Not doing your dishes is a luxury you can’t afford in shared housing.

Being a single and somewhat adventurous and nomadic woman, I’ve had many shared housing experiences over the years, and many of them have been positive. When it works, it’s great, because sharing the housing expenses means it’s less out of pocket for everyone, making housing and traveling much more accessible — and sometimes, in expensive areas, the only way it’s possible. Plus, it can be fun, lively and even magical.


But it doesn’t always work. And I’ve found when that happens is that it’s mostly due to lack of a management system in the house. When there is a formal structure in place, such as house rules that are typically found at hostels, guest houses, and Airbnbs, you are more likely to have everyone on the same page about responsibilities, especially in terms of cleanliness of common spaces, quiet hours, etc. 


Without a formal structure like this, you are basically at the mercy of your housemates’ consciousness and respect for you and the spaces you share — and if these qualities are lacking too… yeah, not too surprising: it’s not gonna work. 


This is what I’ve recently experienced, and I’m writing about it as kind of a catharsis (I left a week ago and still have negative feelings about it), and also as a cautionary tale for anyone considering going into a shared housing experience.


My situation was temporary, and the main reason I was going was for its location — so even though I was somewhat aware that I was going to be encountering some bullshit, I still chose to go through with it, because being in that location was the most important thing to me, and I reasoned that it’s only five weeks — what harm could possibly be done in such a short amount of time? Whatever it was, it would be over soon anyway.


(In retrospect, I should have been more careful about protecting myself. Really, five seconds is too long to be around a negative person). 

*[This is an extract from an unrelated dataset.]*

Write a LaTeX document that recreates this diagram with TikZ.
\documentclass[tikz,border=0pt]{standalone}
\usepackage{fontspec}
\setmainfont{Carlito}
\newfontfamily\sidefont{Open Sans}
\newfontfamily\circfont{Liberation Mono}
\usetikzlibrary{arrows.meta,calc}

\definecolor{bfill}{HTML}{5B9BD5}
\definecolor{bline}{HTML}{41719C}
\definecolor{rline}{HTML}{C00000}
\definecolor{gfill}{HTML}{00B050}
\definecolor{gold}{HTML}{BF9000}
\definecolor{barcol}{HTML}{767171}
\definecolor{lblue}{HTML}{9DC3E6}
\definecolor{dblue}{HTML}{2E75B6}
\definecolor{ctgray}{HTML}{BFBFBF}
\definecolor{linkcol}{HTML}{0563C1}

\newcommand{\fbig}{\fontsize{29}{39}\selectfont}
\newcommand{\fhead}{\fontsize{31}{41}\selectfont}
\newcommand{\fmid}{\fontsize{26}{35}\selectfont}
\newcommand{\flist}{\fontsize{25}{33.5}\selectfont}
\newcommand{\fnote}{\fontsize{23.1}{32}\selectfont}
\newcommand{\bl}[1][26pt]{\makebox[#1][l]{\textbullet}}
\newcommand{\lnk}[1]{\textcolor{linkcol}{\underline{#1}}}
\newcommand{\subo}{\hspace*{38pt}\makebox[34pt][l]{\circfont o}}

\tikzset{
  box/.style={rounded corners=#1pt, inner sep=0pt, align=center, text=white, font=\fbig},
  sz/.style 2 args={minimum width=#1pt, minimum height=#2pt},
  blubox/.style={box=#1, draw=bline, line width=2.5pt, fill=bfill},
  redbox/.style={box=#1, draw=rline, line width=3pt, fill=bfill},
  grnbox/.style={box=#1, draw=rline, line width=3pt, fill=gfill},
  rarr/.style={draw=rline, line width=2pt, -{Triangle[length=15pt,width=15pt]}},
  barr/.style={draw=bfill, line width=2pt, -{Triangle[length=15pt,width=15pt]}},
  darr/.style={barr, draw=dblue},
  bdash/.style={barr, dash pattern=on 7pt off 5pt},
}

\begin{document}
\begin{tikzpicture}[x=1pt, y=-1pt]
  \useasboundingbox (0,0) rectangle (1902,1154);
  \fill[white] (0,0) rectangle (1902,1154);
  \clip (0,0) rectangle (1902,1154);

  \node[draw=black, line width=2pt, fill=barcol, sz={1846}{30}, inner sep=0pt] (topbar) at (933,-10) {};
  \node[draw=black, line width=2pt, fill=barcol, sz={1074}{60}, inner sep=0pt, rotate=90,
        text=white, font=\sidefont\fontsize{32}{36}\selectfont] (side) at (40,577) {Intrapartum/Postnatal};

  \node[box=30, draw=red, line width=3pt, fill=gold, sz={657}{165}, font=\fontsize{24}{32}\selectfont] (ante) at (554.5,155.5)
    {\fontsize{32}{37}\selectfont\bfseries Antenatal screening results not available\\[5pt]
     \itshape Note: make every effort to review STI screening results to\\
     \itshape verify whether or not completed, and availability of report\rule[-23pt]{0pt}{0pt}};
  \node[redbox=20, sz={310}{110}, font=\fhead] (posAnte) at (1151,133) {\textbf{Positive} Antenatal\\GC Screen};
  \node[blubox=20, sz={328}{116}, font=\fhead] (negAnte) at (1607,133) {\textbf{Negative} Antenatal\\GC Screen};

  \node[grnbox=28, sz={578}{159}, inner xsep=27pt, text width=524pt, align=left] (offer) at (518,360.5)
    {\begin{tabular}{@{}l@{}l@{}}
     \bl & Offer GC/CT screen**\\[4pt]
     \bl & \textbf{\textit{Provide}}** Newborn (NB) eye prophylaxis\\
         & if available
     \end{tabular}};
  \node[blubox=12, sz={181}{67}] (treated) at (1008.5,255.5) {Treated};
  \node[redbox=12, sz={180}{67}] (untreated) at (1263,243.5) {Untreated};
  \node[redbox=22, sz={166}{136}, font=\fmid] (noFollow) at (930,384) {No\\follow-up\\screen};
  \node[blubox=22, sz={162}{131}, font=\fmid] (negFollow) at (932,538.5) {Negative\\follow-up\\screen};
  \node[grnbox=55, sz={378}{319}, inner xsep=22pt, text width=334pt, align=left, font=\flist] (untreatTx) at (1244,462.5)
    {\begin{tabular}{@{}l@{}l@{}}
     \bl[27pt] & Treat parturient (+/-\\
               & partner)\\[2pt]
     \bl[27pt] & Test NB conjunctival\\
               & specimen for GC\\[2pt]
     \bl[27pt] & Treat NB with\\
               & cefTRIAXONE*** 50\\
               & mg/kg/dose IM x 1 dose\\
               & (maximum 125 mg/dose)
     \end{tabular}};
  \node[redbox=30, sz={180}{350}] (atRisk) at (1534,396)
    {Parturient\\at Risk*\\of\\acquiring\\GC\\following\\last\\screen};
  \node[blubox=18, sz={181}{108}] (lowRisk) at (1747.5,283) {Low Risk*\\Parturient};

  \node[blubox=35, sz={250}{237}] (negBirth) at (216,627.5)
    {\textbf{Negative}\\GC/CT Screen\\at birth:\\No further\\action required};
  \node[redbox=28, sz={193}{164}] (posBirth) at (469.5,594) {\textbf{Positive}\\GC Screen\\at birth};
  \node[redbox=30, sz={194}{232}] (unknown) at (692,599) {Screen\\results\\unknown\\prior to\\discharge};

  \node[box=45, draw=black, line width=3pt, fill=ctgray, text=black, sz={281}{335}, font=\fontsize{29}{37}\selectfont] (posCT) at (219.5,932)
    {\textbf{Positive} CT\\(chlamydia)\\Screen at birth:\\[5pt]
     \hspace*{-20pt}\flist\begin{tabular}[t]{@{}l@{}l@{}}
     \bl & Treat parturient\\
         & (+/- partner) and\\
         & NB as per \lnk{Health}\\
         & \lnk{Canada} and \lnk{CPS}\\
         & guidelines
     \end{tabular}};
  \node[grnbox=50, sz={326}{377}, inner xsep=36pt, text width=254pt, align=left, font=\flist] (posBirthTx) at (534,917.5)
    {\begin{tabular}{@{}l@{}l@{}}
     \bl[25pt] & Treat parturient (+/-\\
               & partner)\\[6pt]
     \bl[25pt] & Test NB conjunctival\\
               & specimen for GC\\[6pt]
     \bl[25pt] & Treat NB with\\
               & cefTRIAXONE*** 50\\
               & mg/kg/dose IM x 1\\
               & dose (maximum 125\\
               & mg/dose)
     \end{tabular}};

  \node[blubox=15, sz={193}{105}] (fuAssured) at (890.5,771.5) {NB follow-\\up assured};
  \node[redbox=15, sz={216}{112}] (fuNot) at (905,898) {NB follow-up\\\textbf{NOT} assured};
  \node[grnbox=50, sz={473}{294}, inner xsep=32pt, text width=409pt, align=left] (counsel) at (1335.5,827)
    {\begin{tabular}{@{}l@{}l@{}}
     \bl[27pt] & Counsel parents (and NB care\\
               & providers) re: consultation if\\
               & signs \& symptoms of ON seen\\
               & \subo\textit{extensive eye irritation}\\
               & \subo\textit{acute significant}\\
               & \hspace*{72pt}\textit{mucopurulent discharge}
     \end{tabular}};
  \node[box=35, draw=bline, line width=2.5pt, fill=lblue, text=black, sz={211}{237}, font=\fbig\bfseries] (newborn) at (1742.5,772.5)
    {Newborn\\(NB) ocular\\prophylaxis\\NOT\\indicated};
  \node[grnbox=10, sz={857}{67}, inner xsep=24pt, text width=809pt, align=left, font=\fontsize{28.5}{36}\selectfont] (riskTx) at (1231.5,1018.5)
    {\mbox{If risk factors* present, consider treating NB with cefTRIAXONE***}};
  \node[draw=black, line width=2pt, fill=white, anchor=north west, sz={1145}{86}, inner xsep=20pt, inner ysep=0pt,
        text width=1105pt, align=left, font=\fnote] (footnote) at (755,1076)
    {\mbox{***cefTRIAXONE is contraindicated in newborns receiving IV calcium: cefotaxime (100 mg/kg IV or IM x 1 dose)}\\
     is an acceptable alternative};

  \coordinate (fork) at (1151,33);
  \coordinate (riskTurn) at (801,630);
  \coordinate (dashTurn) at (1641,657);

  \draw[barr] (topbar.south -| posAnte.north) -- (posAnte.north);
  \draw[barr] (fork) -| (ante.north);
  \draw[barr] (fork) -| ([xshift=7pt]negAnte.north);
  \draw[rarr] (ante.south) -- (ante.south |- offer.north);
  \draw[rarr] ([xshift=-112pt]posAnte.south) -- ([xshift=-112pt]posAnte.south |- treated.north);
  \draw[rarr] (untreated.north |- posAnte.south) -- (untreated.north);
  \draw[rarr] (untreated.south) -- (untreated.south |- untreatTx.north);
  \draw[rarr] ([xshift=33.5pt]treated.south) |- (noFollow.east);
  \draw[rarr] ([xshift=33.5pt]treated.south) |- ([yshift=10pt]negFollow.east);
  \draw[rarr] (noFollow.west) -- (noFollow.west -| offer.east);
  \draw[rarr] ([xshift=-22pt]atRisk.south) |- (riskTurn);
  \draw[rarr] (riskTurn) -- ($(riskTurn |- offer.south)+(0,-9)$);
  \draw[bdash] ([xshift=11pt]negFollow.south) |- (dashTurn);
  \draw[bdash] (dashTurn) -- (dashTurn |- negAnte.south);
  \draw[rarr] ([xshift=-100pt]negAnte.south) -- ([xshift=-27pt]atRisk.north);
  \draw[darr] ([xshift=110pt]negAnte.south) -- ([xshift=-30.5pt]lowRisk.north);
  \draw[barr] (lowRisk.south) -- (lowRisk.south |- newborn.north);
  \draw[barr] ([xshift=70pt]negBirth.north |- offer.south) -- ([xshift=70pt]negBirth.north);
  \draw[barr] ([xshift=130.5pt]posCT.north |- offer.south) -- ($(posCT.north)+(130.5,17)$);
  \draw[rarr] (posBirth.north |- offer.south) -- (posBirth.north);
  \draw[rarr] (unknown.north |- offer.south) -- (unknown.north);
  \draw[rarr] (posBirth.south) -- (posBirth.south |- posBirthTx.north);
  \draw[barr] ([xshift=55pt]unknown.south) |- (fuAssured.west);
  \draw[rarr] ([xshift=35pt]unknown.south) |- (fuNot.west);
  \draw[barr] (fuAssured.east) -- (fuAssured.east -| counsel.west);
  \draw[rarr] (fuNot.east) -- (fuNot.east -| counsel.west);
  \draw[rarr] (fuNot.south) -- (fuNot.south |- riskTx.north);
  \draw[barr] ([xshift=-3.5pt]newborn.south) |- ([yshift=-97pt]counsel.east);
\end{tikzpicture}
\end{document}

I guess I have been living alone too long and forgot what it’s like to live with others — especially when they don’t have the same living standards as you. I made the mistake of not discussing this with her before arriving. I can’t say what she was expecting out of me, but one thing I can tell you is that I definitely did not drive a thousand miles across the country to do someone else’s dishes.


Especially when they have an automatic dishwasher. Life really doesn’t get easier than that.
Because I have shared living spaces so often, I am highly conscious of how I leave the space for others. Especially since I have lived with many people who aren’t conscious like this, and have had to suffer the results (constantly dealing with their mess). And apparently it was happening again. 

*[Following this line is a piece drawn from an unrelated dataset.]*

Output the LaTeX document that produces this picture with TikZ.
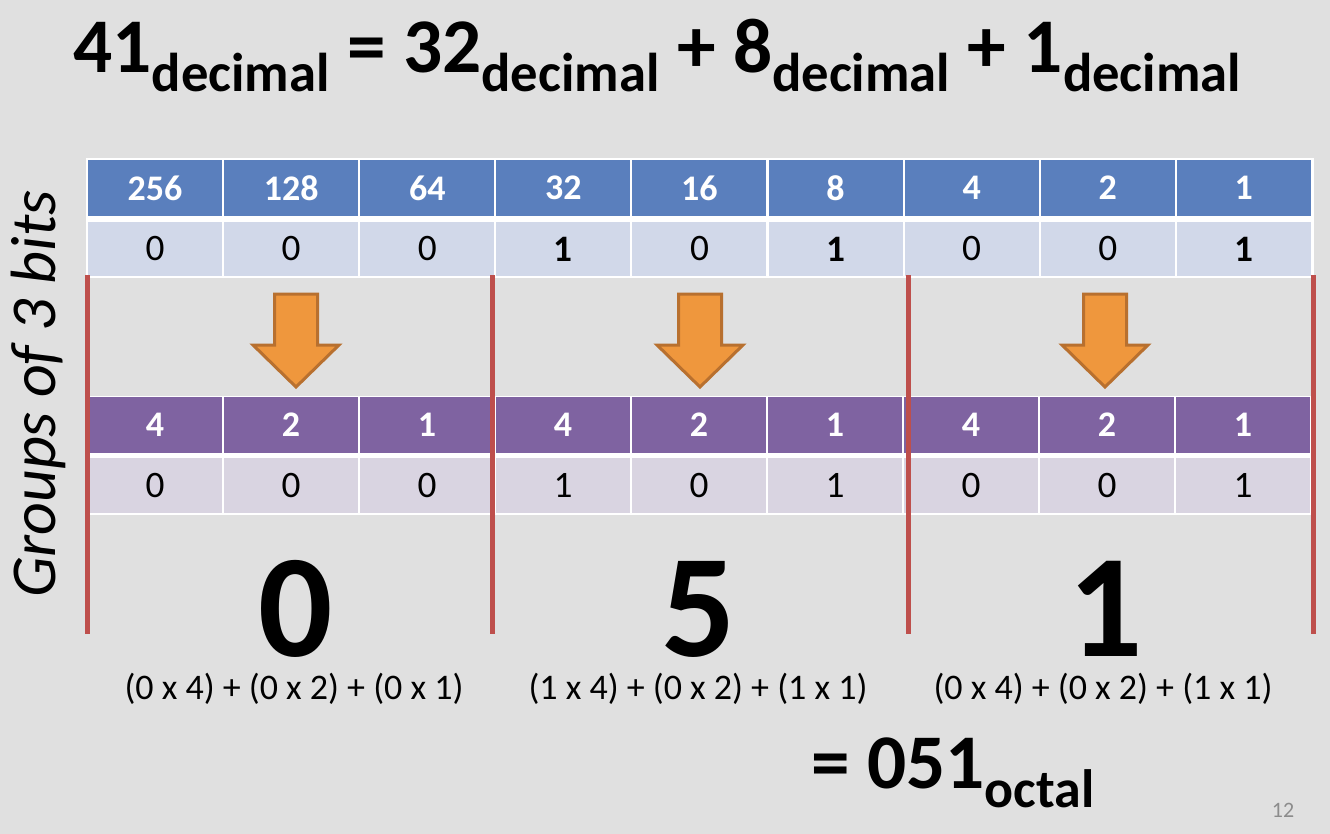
\documentclass[tikz,border=0pt]{standalone}
\usepackage{fontspec}
\setmainfont{Carlito}
\definecolor{bgc}{HTML}{E0E0E0}
\definecolor{bluehead}{HTML}{5A7FBD}
\definecolor{bluelight}{HTML}{D1D8E9}
\definecolor{purphead}{HTML}{7F63A1}
\definecolor{purplight}{HTML}{D9D4E1}
\definecolor{redline}{HTML}{BE4F4C}
\definecolor{orfill}{HTML}{EF973D}
\definecolor{ordraw}{HTML}{B8702F}
\definecolor{pgnum}{HTML}{8C8C8C}
\newcommand\dsub[1]{\raisebox{-14.25pt}{\fontsize{41}{41}\selectfont #1}}
\begin{document}
\begin{tikzpicture}[x=0.75pt,y=-0.75pt,
  cell/.style={inner sep=0pt, minimum width=100.5pt, anchor=center},
  bhead/.style={cell, fill=bluehead, minimum height=42pt, text=white, font=\fontsize{27}{27}\selectfont\bfseries},
  bval/.style={cell, fill=bluelight, minimum height=40.5pt, text=black, font=\fontsize{28}{28}\selectfont},
  phead/.style={cell, fill=purphead, minimum height=42pt, text=white, font=\fontsize{27}{27}\selectfont\bfseries},
  pval/.style={cell, fill=purplight, minimum height=41.25pt, text=black, font=\fontsize{28}{28}\selectfont},
  divider/.style={draw=redline, line width=3.75pt},
  blockarrow/.style={fill=orfill, draw=ordraw, line width=2.25pt, line join=miter},
  bigdig/.style={inner sep=0pt, anchor=base, font=\fontsize{110}{110}\selectfont\bfseries},
  formula/.style={inner sep=0pt, anchor=base, font=\fontsize{27}{27}\selectfont}
]
\fill[bgc] (0,0) rectangle (1330,834);
\useasboundingbox (0,0) rectangle (1330,834);

% title
\node[anchor=base west, inner sep=0pt] (title) at (73,73)
  {\fontsize{58}{58}\selectfont\bfseries 41\dsub{decimal} = 32\dsub{decimal} + 8\dsub{decimal} + 1\dsub{decimal}};

% top table
\fill[white] (86,158.5) rectangle (1313.5,278);
\foreach \v [count=\i from 0] in {256,128,64,32,16,8,4,2,1}
  \node[bhead] (h\i) at ({87+136.1*(\i+0.5)},188) {\v};
\foreach \v [count=\i from 0] in {0,0,0,\textbf{1},0,\textbf{1},0,0,\textbf{1}}
  \node[bval] (v\i) at ({87+136.1*(\i+0.5)},249) {\v};

% purple table
\fill[white] (86,395.5) rectangle (1311.5,515);
\foreach \v [count=\i from 0] in {4,2,1,4,2,1,4,2,1}
  \node[phead] (p\i) at ({87+136.0*(\i+0.5)},425) {\v};
\foreach \v [count=\i from 0] in {0,0,0,1,0,1,0,0,1}
  \node[pval] (q\i) at ({87+136.0*(\i+0.5)},485.5) {\v};

% arrows
\foreach \c in {296,700,1105}
  \draw[blockarrow] ({\c-21.5},294) -- ({\c+21.5},294) -- ({\c+21.5},345) -- ({\c+43},345)
    -- (\c,387) -- ({\c-43},345) -- ({\c-21.5},345) -- cycle;

% red dividers
\foreach \x in {87,492,908,1313}
  \draw[divider] (\x,275) -- (\x,634);

% rotated label
\node[rotate=90, anchor=base, inner sep=0pt] (grp) at (55,394)
  {\fontsize{48}{48}\selectfont\itshape Groups of 3 bits};

% big digits
\node[bigdig] (d0) at (296,656) {0};
\node[bigdig] (d1) at (699,656) {5};
\node[bigdig] (d2) at (1106,656) {1};

% formulas
\node[formula] (f0) at (294,699) {(0 x 4) + (0 x 2) + (0 x 1)};
\node[formula] (f1) at (698,699) {(1 x 4) + (0 x 2) + (1 x 1)};
\node[formula] (f2) at (1103,699) {(0 x 4) + (0 x 2) + (1 x 1)};

% result
\node[anchor=base west, inner sep=0pt] (res) at (811,788)
  {\fontsize{58}{58}\selectfont\bfseries = 051\raisebox{-14.25pt}{\fontsize{40.5}{40.5}\selectfont octal}};

% page number
\node[anchor=base, inner sep=0pt, text=pgnum] (pg) at (1283,817) {\fontsize{16.5}{16.5}\selectfont 12};
\end{tikzpicture}
\end{document}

Look: I don’t care if your house is messy if I’m not living there myself. This is not a judgment of people’s personal habits in their own homes. I neglect dishes myself, when I live alone. It’s not a priority to me, and it’s not in anyone’s way. 

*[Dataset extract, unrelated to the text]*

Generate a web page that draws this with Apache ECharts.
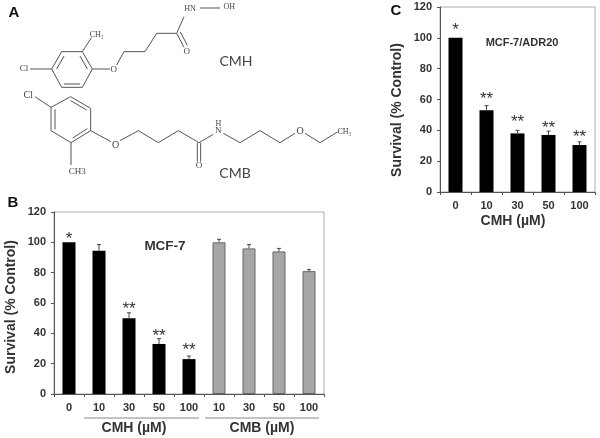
<!DOCTYPE html>
<html>
<head>
<meta charset="utf-8">
<style>
  html, body { margin: 0; padding: 0; background: #fff; }
  #chart { width: 600px; height: 438px; filter: blur(0.35px); }
</style>
<script src="https://cdn.jsdelivr.net/npm/echarts@6/dist/echarts.min.js"></script>
</head>
<body>
<div id="chart"></div>
<script>
// panel B
const doseB = ['0', '10', '30', '50', '100', '10', '30', '50', '100']
const survivalB = [100, 94.5, 50, 33, 23, 100, 96, 94, 81]
const errorB = [0, 4, 3.5, 3.5, 2, 2, 2.5, 2, 1]
const starsB = ['*', '', '**', '**', '**', '', '', '', '']
const starPosB = [104, 0, 58, 40, 31, 0, 0, 0, 0]
const firstGrayB = 5

// panel C
const doseC = ['0', '10', '30', '50', '100']
const survivalC = [100, 53, 38, 37, 30.5]
const errorC = [0, 3, 2, 2.5, 2]
const starsC = ['*', '**', '**', '**', '**']
const starPosC = [107, 62, 47, 43.5, 37.5]

const font = '"Liberation Sans", Arial, sans-serif'
const textColor = '#333'
const bondColor = '#555'

const chart = echarts.init(document.getElementById('chart'))

function bond(points, width) {
  return {
    type: 'polyline',
    silent: true,
    shape: { points: points.map(p => [p[0] / 3, p[1] / 3]) },
    style: { stroke: bondColor, lineWidth: width || 1, fill: null }
  }
}

function atom(label, x, y, size) {
  return {
    type: 'text',
    silent: true,
    x: x / 3,
    y: y / 3,
    style: {
      text: label,
      fill: '#444',
      font: (size || 9) + 'px "Liberation Serif", serif',
      align: 'center',
      verticalAlign: 'middle'
    }
  }
}

function caption(label, x, y, size, weight, family, color, rotation) {
  return {
    type: 'text',
    silent: true,
    x,
    y,
    rotation: rotation || 0,
    style: {
      text: label,
      fill: color || textColor,
      font: (weight || 'normal') + ' ' + size + 'px ' + (family || font),
      align: 'center',
      verticalAlign: 'middle'
    }
  }
}

const molecules = [
  // CMH
  bond([[155, 207], [185, 155], [247, 155], [277, 207], [247, 262], [185, 262], [155, 207]]),
  bond([[170, 207], [192, 168]]),
  bond([[240, 168], [262, 207]]),
  bond([[192, 252], [240, 252]]),
  bond([[90, 207], [155, 207]]),
  bond([[247, 155], [275, 112]]),
  bond([[277, 207], [330, 207]]),
  bond([[350, 195], [372, 155], [435, 155], [470, 100], [530, 100], [552, 50]]),
  bond([[530, 100], [552, 142]]),
  bond([[541, 96], [562, 136]]),
  bond([[600, 24], [660, 24]]),
  atom('Cl', 72, 206, 9),
  atom('CH₃', 290, 104, 8),
  atom('O', 341, 209, 9),
  atom('O', 560, 156, 9),
  atom('HN', 570, 26, 8),
  atom('OH', 688, 20, 8),
  // CMB
  bond([[153, 322], [212, 290], [272, 325], [272, 392], [213, 428], [153, 392], [153, 322]]),
  bond([[212, 302], [260, 330]]),
  bond([[165, 388], [165, 328]]),
  bond([[218, 414], [262, 386]]),
  bond([[105, 290], [153, 322]]),
  bond([[213, 428], [213, 495]]),
  bond([[272, 392], [333, 425]]),
  bond([[360, 422], [415, 392], [475, 428], [535, 392], [597, 428], [640, 403]]),
  bond([[592, 428], [592, 485]]),
  bond([[602, 428], [602, 485]]),
  bond([[670, 400], [720, 428], [780, 392], [840, 428], [885, 400]]),
  bond([[915, 400], [960, 428], [1012, 396]]),
  atom('Cl', 85, 287, 10),
  atom('CH3', 232, 516, 9),
  atom('O', 347, 435, 10),
  atom('H', 655, 372, 8),
  atom('N', 655, 392, 9),
  atom('O', 597, 498, 9),
  atom('O', 900, 393, 10),
  atom('CH₃', 1033, 395, 8)
]

const decorations = [
  caption('A', 14, 13, 15, 'bold', font, '#111'),
  caption('B', 13, 203, 15, 'bold', font, '#111'),
  caption('C', 396, 11, 15, 'bold', font, '#111'),
  caption('CMH', 236, 61, 14, 'normal', 'Lato, sans-serif', '#444'),
  caption('CMB', 235, 173, 14, 'normal', 'Lato, sans-serif', '#444'),
  caption('MCF-7', 165, 246, 13.5, 'bold'),
  caption('MCF-7/ADR20', 522, 43, 11, 'bold'),
  caption('CMH (µM)', 134, 428, 14, 'bold'),
  caption('CMB (µM)', 262, 428, 14, 'bold'),
  caption('CMH (µM)', 513, 221, 14, 'bold'),
  caption('Survival (% Control)', 11, 307, 14, 'bold', font, textColor, Math.PI / 2),
  caption('Survival (% Control)', 397, 110, 14, 'bold', font, textColor, Math.PI / 2),
  {
    type: 'line',
    silent: true,
    shape: { x1: 84, y1: 418, x2: 199, y2: 418 },
    style: { stroke: '#888', lineWidth: 1 }
  },
  {
    type: 'line',
    silent: true,
    shape: { x1: 205, y1: 418, x2: 319, y2: 418 },
    style: { stroke: '#888', lineWidth: 1 }
  }
]

function errorBars(values, errors, index) {
  return {
    type: 'custom',
    xAxisIndex: index,
    yAxisIndex: index,
    silent: true,
    z: 3,
    data: values.map((v, i) => [i, v, v + errors[i]]),
    renderItem(params, api) {
      if (api.value(2) === api.value(1)) {
        return null
      }
      const base = api.coord([api.value(0), api.value(1)])
      const top = api.coord([api.value(0), api.value(2)])
      const style = { stroke: '#444', lineWidth: 1 }
      return {
        type: 'group',
        children: [
          { type: 'line', shape: { x1: base[0], y1: base[1], x2: top[0], y2: top[1] }, style },
          { type: 'line', shape: { x1: top[0] - 2, y1: top[1], x2: top[0] + 2, y2: top[1] }, style }
        ]
      }
    }
  }
}

function starMarks(positions, labels, index) {
  return {
    type: 'custom',
    xAxisIndex: index,
    yAxisIndex: index,
    silent: true,
    z: 4,
    data: positions.map((v, i) => [i, v]),
    renderItem(params, api) {
      const label = labels[params.dataIndex]
      if (!label) {
        return null
      }
      const at = api.coord([api.value(0), api.value(1)])
      return {
        type: 'text',
        x: at[0],
        y: at[1] + 3,
        style: {
          text: label,
          fill: '#333',
          font: '17px ' + font,
          align: 'center',
          verticalAlign: 'middle'
        }
      }
    }
  }
}

function xAxis(data, index) {
  return {
    type: 'category',
    gridIndex: index,
    data,
    axisLine: { lineStyle: { color: '#555', width: 1 } },
    axisTick: { show: true, length: 3, lineStyle: { color: '#555' } },
    axisLabel: { interval: 0, fontFamily: font, fontSize: 11, fontWeight: 'bold', color: textColor, margin: 8 }
  }
}

function yAxis(index) {
  return {
    type: 'value',
    gridIndex: index,
    min: 0,
    max: 120,
    interval: 20,
    splitLine: { show: false },
    axisLine: { show: true, lineStyle: { color: '#555', width: 1 } },
    axisTick: { show: true, length: 3, lineStyle: { color: '#555' } },
    axisLabel: { fontFamily: font, fontSize: 11, fontWeight: 'bold', color: textColor, margin: 8 }
  }
}

chart.setOption({
  animation: false,
  backgroundColor: '#fff',
  grid: [
    { left: 54, top: 212, width: 270, height: 182, show: true, borderColor: '#aaa', borderWidth: 1 },
    { left: 440, top: 7, width: 155, height: 185, show: true, borderColor: '#aaa', borderWidth: 1 }
  ],
  xAxis: [xAxis(doseB, 0), xAxis(doseC, 1)],
  yAxis: [yAxis(0), yAxis(1)],
  series: [
    {
      type: 'bar',
      xAxisIndex: 0,
      yAxisIndex: 0,
      barWidth: 13,
      data: survivalB.map((v, i) => ({
        value: v,
        itemStyle: i < firstGrayB
          ? { color: '#000' }
          : { color: '#a6a6a6', borderColor: '#666', borderWidth: 1 }
      }))
    },
    {
      type: 'bar',
      xAxisIndex: 1,
      yAxisIndex: 1,
      barWidth: 14,
      itemStyle: { color: '#000' },
      data: survivalC
    },
    errorBars(survivalB, errorB, 0),
    errorBars(survivalC, errorC, 1),
    starMarks(starPosB, starsB, 0),
    starMarks(starPosC, starsC, 1)
  ],
  graphic: molecules.concat(decorations)
})
</script>
</body>
</html>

But when you leave your dirty dishes in the sink and all over the countertops every day, you are sending a message to your housemates. You are telling them that they either have to do your dishes for you, if they want to work in a clean kitchen (not an unreasonable desire), or they are going to have to work around in a dirty kitchen. 


Both of these messages are unfair and a sign of disrespect, and can even be a sign of a passive-aggressive power struggle, which is what I was picking up on in this case. Unfortunately, this is how some people have to try to bring you down when they are jealous of you. 


I decided not to waste energy dealing with this, because, if someone in their late forties doesn’t know how to clean up after themselves by now (or, more likely in this case, is using it as a passive-aggressive attack in a power struggle with a female she perceives as competition – this wasn’t in the ad, but her man was also living there — yikes), there isn’t much I’m going to be able to do for them. 


So I mostly just tried to model the acceptable behavior — cleaning up after yourself every time. Of course, that meant that she was always walking in to a clean kitchen. Yet the kitchen was dirty and disgusting almost every time I walked into it. 


I made the best of it, and used the opportunity to switch to a mostly fruitarian diet, which requires minimal use of the kitchen. Or I sampled some of the delicious restaurants in the area, something I normally don’t do, but. When in Rome…


There were other ways the woman displayed passive-aggressiveness toward me, which is why I don’t believe this was normal unconscious behavior. Plus, she was conscious about the vaccine agenda, and the alien agenda … but she wasn’t aware of the fruit flies swarming in the sink?


Anyway, it’s over, and I’m sorry to have left my beautiful beach. But when I was there (at the house), I found myself looking forward to being back in my own apartment, unbothered, again.